How you decide to enhance the visual representation of the concept is structured by Semiosis - semiotic sign-action.
Unlike the Saussure’s signifier|signified semiotic model, Semiosis, at a macro level, brings the client, the creative and the audience together, within a semiotic determination flow between concept, representation and interpretation.
At a micro semiotic level, the your representation choices can be enhanced at the Iconic, Indexical and Symbolic levels to hook the target audience.
These levels of semiotic building blocks are integral in all aspects of how we design or illustrate.
By stopping and considering that the visual language you choose is, on a semiotic level, always communicating something to your intended audience. By becoming mindful of this sign-action allows you to tune your visual language to HOOK the attention of the target audience.

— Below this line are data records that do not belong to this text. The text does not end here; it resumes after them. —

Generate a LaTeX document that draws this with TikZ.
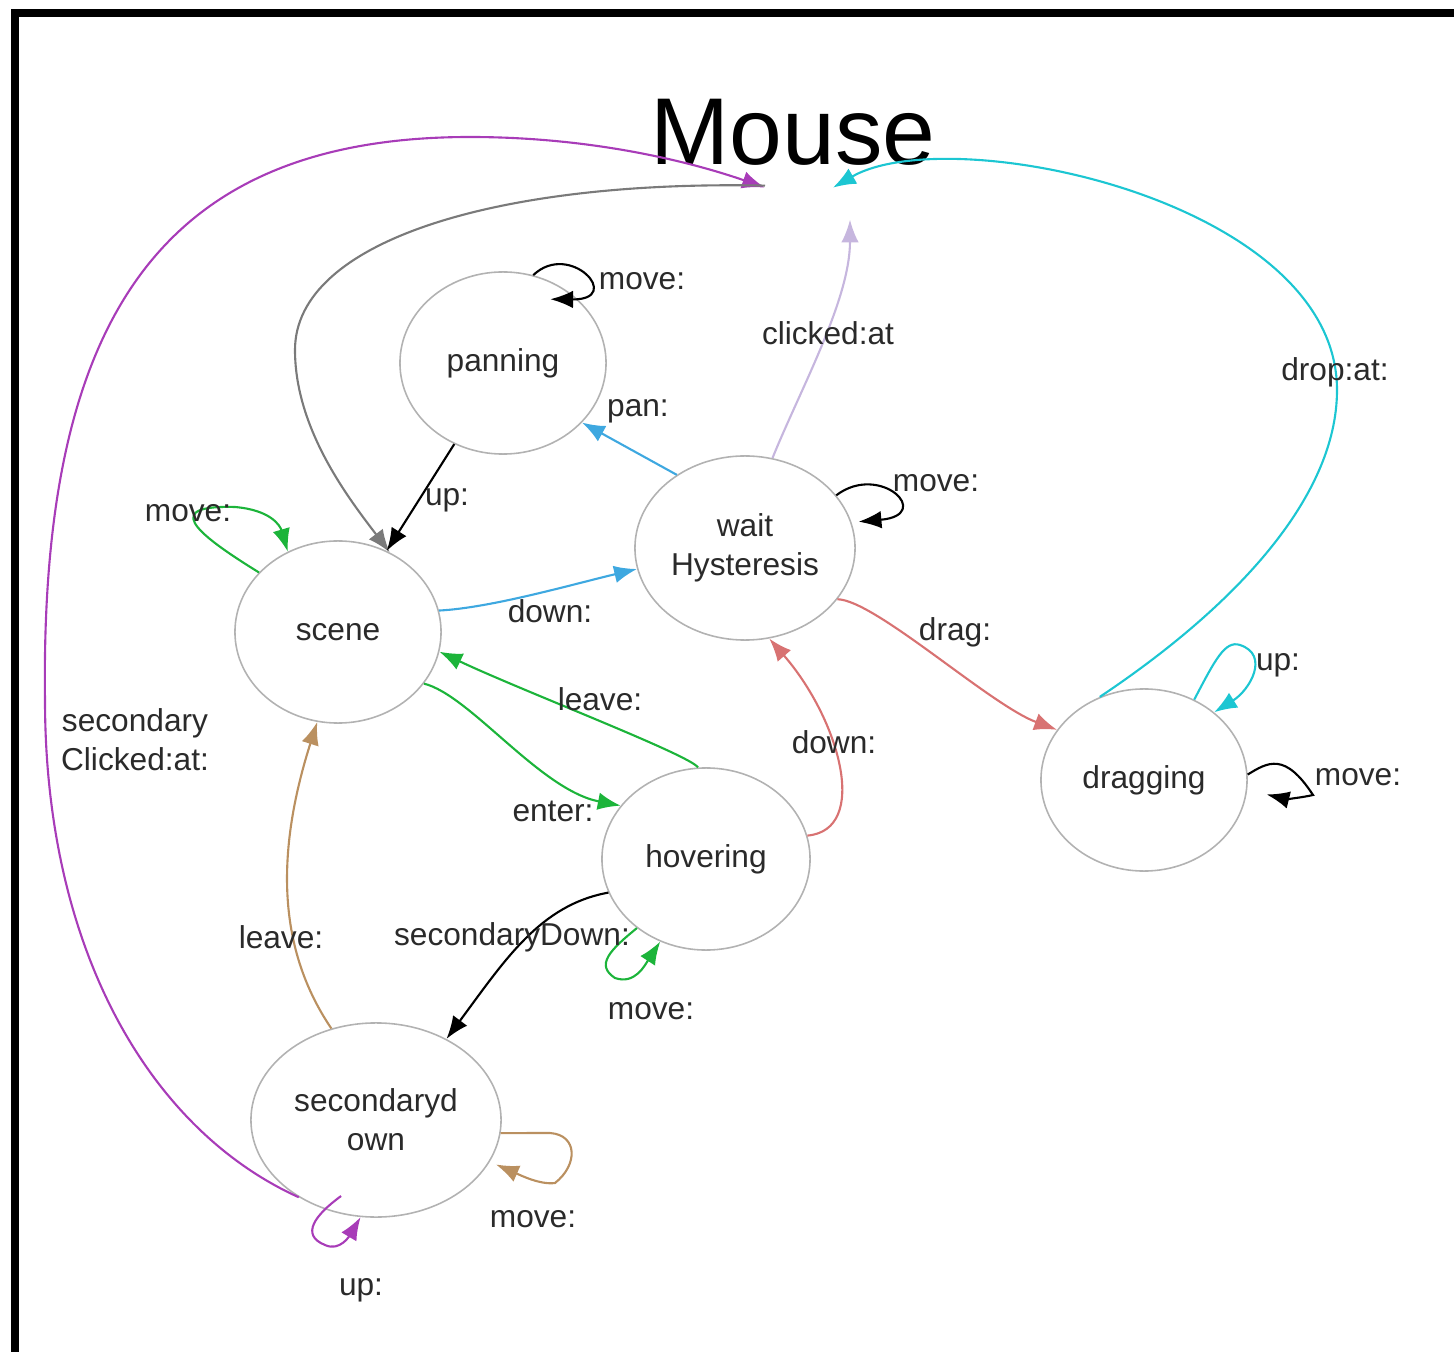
\documentclass[tikz,border=0pt]{standalone}
\usepackage{fontspec}
\setmainfont{Liberation Sans}
\usepackage{xcolor}
\usepackage{tikz}
\usetikzlibrary{calc, arrows.meta, shapes.geometric}

\definecolor{cMag}{HTML}{A83CB8}
\definecolor{cCyan}{HTML}{1CC6D2}
\definecolor{cLav}{HTML}{C6B6DE}
\definecolor{cBlue}{HTML}{3EA8E0}
\definecolor{cGreen}{HTML}{1CB43A}
\definecolor{cRed}{HTML}{D87272}
\definecolor{cBrown}{HTML}{BA9060}
\definecolor{cGrey}{HTML}{7A7A7A}
\definecolor{cText}{HTML}{2A2A2A}

\begin{document}
\begin{tikzpicture}[x=0.01cm, y=-0.01cm,
  state/.style = {ellipse, draw = black!30, line width = .45pt, text = cText,
    font = \fontsize{9}{11}\selectfont, align = center, inner sep = 0pt},
  lbl/.style = {text = cText, font = \fontsize{9}{11}\selectfont, align = center,
    inner sep = 0pt},
  edge/.style = {line width = .6pt, -{Latex[length = 6.5pt, width = 5pt]}}]
  \useasboundingbox (0,0) rectangle (1454,1352);
  \draw[line width = 2.3pt] (15,1360) -- (15,13) -- (1460,13);

  \node[anchor = base, inner sep = 0pt, font = \fontsize{27}{30}\selectfont]
    (mouse) at (793,165) {Mouse};
  \node[state, minimum width = 2.06cm, minimum height = 1.82cm] (panning) at (503,363) {panning};
  \node[state, minimum width = 2.2cm, minimum height = 1.84cm] (wait) at (745,548) {wait\\Hysteresis};
  \node[state, minimum width = 2.06cm, minimum height = 1.82cm] (scene) at (338,632) {scene};
  \node[state, minimum width = 2.06cm, minimum height = 1.82cm] (dragging) at (1144,780) {dragging};
  \node[state, minimum width = 2.08cm, minimum height = 1.82cm] (hovering) at (706,859) {hovering};
  \node[state, minimum width = 2.5cm, minimum height = 1.94cm] (secdown) at (376,1120) {secondaryd\\own};

  \draw[edge, cMag] (secdown.225) .. controls (150,1130) and (45,950) .. (45,700)
    .. controls (40,320) and (160,137) .. (470,137)
    .. controls (600,137) and (700,165) .. ($(mouse.south)+(-28,21)$);
  \draw[edge, cGrey] ($(mouse.south)+(-28,19)$) .. controls (500,180) and (295,240) .. (295,350)
    .. controls (295,430) and (350,500) .. (scene.57);
  \draw[edge, cCyan] (dragging.118) .. controls (1230,610) and (1337,500) .. (1337,390)
    .. controls (1337,200) and (950,120) .. ($(mouse.south)+(40,21)$);
  \draw[edge, cLav] (wait.73) .. controls (800,390) and (850,300) .. ($(mouse.south)+(57,53)$);
  \draw[edge, cBlue] (wait.133) -- (panning.-37);
  \draw[edge, black] (panning.239) -- (scene.59);
  \draw[edge, cBlue] (scene.12) .. controls (490,608) and (570,585) .. (wait.191);
  \draw[edge, cGreen] (hovering.95) .. controls (690,755) and (520,690) .. (scene.-11);
  \draw[edge, cGreen] (scene.-31) .. controls (470,695) and (540,790) .. (hovering.148);
  \draw[edge, cRed] (wait.-29) .. controls (875,600) and (990,705) .. (dragging.150);
  \draw[edge, cRed] (hovering.13) .. controls (870,830) and (840,720) .. (wait.-75);
  \draw[edge, black] (hovering.199) .. controls (540,905) and (505,960) .. (secdown.49);
  \draw[edge, cBrown] (secdown.116) .. controls (285,960) and (270,870) .. (scene.257);

  \draw[edge, black] (panning.71) .. controls (570,240) and (625,300) .. ($(panning.60)+(0,18)$);
  \draw[edge, black] (wait.30) .. controls (880,462) and (935,515) .. ($(wait.15)+(8,2)$);
  \draw[edge, cGreen] (scene.143) .. controls (190,530) and (165,505) .. (235,507)
    .. controls (270,510) and (280,525) .. (scene.122);
  \draw[edge, cCyan] (dragging.58) .. controls (1215,660) and (1225,640) .. (1240,645)
    .. controls (1270,655) and (1250,690) .. (dragging.44);
  \draw[edge, black] (dragging.3) .. controls (1268,762) and (1285,752) .. (1313,795)
    .. controls (1300,798) and (1285,799) .. ($(dragging.-8)+(20,0)$);
  \draw[edge, cGreen] (hovering.225) .. controls (610,950) and (595,965) .. (615,978)
    .. controls (635,985) and (645,965) .. (hovering.241);
  \draw[edge, cBrown] (secdown.-6) -- (550,1133) .. controls (578,1135) and (578,1165) .. (555,1183)
    .. controls (540,1185) and (520,1175) .. ($(secdown.-20)+(6,3)$);
  \draw[edge, cMag] ($(secdown.245)+(8,-16)$) .. controls (315,1215) and (300,1235) .. (325,1245)
    .. controls (340,1252) and (350,1235) .. (secdown.261);

  \node[lbl] (l-sclick) at (135,740) {secondary\\Clicked:at:};
  \node[lbl] (l-drop) at (1335,372) {drop:at:};
  \node[lbl] (l-click) at (828,333) {clicked:at};
  \node[lbl] (l-pan) at (638,411) {pan:};
  \node[lbl] (l-up) at (447,500) {up:};
  \node[lbl] (l-down) at (550,611) {down:};
  \node[lbl] (l-leave) at (600,699) {leave:};
  \node[lbl] (l-enter) at (553,811) {enter:};
  \node[lbl] (l-drag) at (955,632) {drag:};
  \node[lbl] (l-down2) at (834,742) {down:};
  \node[lbl] (l-secdown) at (512,937) {secondaryDown:};
  \node[lbl] (l-leave2) at (281,937) {leave:};
  \node[lbl] (l-pmove) at (642,281) {move:};
  \node[lbl] (l-wmove) at (936,483) {move:};
  \node[lbl] (l-smove) at (188,513) {move:};
  \node[lbl] (l-dup) at (1278,665) {up:};
  \node[lbl] (l-dmove) at (1358,777) {move:};
  \node[lbl] (l-hmove) at (651,1011) {move:};
  \node[lbl] (l-sdmove) at (533,1219) {move:};
  \node[lbl] (l-sdup) at (361,1290) {up:};
\end{tikzpicture}
\end{document}
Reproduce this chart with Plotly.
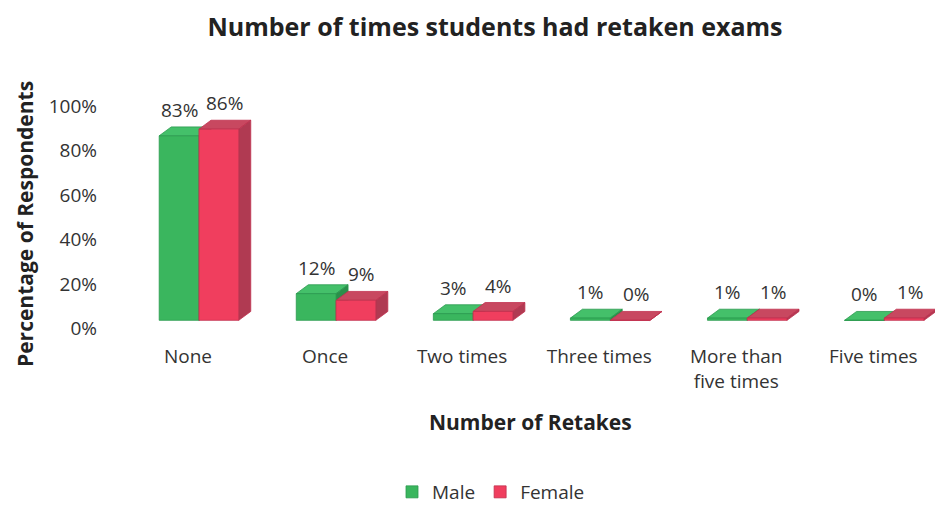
import plotly.graph_objects as go

# Survey results: share of respondents by number of exam retakes
categories = ["None", "Once", "Two times", "Three times", "More than<br>five times", "Five times"]
male = [83, 12, 3, 1, 1, 0]
female = [86, 9, 4, 0, 1, 1]
y_ticks = [0, 20, 40, 60, 80, 100]
y_tick_labels = ["0%", "20%", "40%", "60%", "80%", "100%"]

FONT = "Open Sans"
TXT = "#333333"

W, H = 935, 506
M_L, M_R, M_T, M_B = 140, 0, 98, 179
PLOT_W = W - M_L - M_R
PLOT_H = H - M_T - M_B


def px_to_paper(px, py):
    """Convert page pixel position into paper coordinates of the plot area."""
    return (px - M_L) / PLOT_W, (H - M_B - py) / PLOT_H


# Pseudo-3D column geometry (data units)
BAR_W = 0.29      # width of each front face
OFFSET = -0.21    # left edge of the male column relative to the category
DEPTH_X = 0.088   # horizontal depth of the top/side faces
DEPTH_Y = 4.0     # vertical depth of the top/side faces (percentage points)

series = [
    dict(name="Male", values=male, front="#3ab65e", top="#44c06a", side="#2a8f4a",
         edge="#2b9a4f", label_dx=0.0),
    dict(name="Female", values=female, front="#f03e5e", top="#c84860", side="#b03a52",
         edge="#c0304e", label_dx=DEPTH_X / 2),
]

fig = go.Figure()
shapes = []
annotations = []

for s_idx, s in enumerate(series):
    lefts = [i + OFFSET + s_idx * BAR_W for i in range(len(categories))]
    centers = [l + BAR_W / 2 for l in lefts]
    fig.add_trace(go.Bar(
        x=centers, y=s["values"], width=BAR_W, name=s["name"],
        marker=dict(color=s["front"], line=dict(color=s["edge"], width=0.8)),
        hoverinfo="skip",
    ))
    for xl, xc, v in zip(lefts, centers, s["values"]):
        xr = xl + BAR_W
        # top face
        shapes.append(dict(
            type="path", xref="x", yref="y", layer="below",
            path=f"M {xl},{v} L {xl + DEPTH_X},{v + DEPTH_Y} L {xr + DEPTH_X},{v + DEPTH_Y} L {xr},{v} Z",
            fillcolor=s["top"], line=dict(color=s["edge"], width=0.8),
        ))
        # side face
        shapes.append(dict(
            type="path", xref="x", yref="y", layer="below",
            path=f"M {xr},0 L {xr},{v} L {xr + DEPTH_X},{v + DEPTH_Y} L {xr + DEPTH_X},{DEPTH_Y} Z",
            fillcolor=s["side"], line=dict(color=s["edge"], width=0.8),
        ))
        annotations.append(dict(
            x=xc + s["label_dx"], y=v + DEPTH_Y, xref="x", yref="y",
            text=f"{v}%", showarrow=False, yanchor="middle", yshift=17,
            font=dict(family=FONT, size=19, color=TXT),
        ))

# axis titles
ax, ay = px_to_paper(530, 422)
annotations.append(dict(
    text="<b>Number of Retakes</b>", xref="paper", yref="paper",
    x=ax, y=ay, showarrow=False, xanchor="center", yanchor="middle",
    font=dict(family=FONT, size=21, color="#222222"),
))
ax, ay = px_to_paper(25, 224)
annotations.append(dict(
    text="<b>Percentage of Respondents</b>", xref="paper", yref="paper",
    x=ax, y=ay, showarrow=False, textangle=-90,
    xanchor="center", yanchor="middle",
    font=dict(family=FONT, size=21, color="#222222"),
))

fig.update_layout(
    width=W, height=H,
    margin=dict(l=M_L, r=M_R, t=M_T, b=M_B),
    paper_bgcolor="white", plot_bgcolor="rgba(0,0,0,0)",
    barmode="overlay",
    title=dict(text="<b>Number of times students had retaken exams</b>",
               xref="container", yref="container", x=495 / W, y=1 - 27 / H,
               xanchor="center", yanchor="middle",
               font=dict(family=FONT, size=25, color="#222222")),
    xaxis=dict(range=[-0.35, 5.45], tickvals=list(range(len(categories))),
               ticktext=categories, showgrid=False, zeroline=False, showline=False,
               ticks="", ticklabelstandoff=16,
               tickfont=dict(family=FONT, size=19, color=TXT)),
    yaxis=dict(range=[-3, 100], tickvals=y_ticks, ticktext=y_tick_labels,
               showgrid=False, zeroline=False, showline=False, ticks="",
               ticklabelstandoff=42, ticklabelshift=8,
               tickfont=dict(family=FONT, size=19, color=TXT)),
    legend=dict(orientation="h", xref="container", yref="container",
                x=491 / W, y=1 - 492 / H, xanchor="center", yanchor="middle",
                itemwidth=30, font=dict(family=FONT, size=19, color=TXT)),
    shapes=shapes,
    annotations=annotations,
    showlegend=True,
)

fig.write_html("out.html")
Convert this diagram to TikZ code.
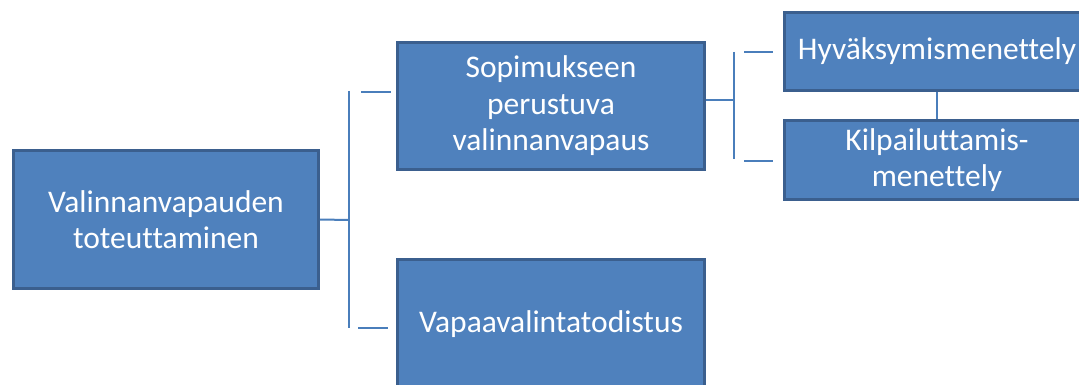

This begins at the Iconic level of representation, where the connotatively communicated intended concept/message either begins to work on the audience …or not. It is in “knowing how” that the application of Semiosis helps you to enhance how you can visually HOOK your audience’s attention.
Then once HOOKed your aesthetic decisions can begin to visually communicate more and more to that audience, keeping them engaged longer.
When I say semiotic building blocks, I am equating Peirce’s Icon in visual communication as visual element, which are visual resemblances to something the target audience is already aware of.
I refer to this is in a designer-centric way as Iconic representation, the lowest level of Semiosis. In your visual language, Iconic representation focuses on visual elements that have shared qualities to familiar visual things that your target audience has a perception of.
These Iconic building blocks merely hints to your audience that there is something else connotatively happening. That is where you can begin to semiotically encode concepts/messages.
Or not.
Before a semiotic sign can begin to work it first needs to be perceived AS a semiotic sign by the target audience, or they just walk on by.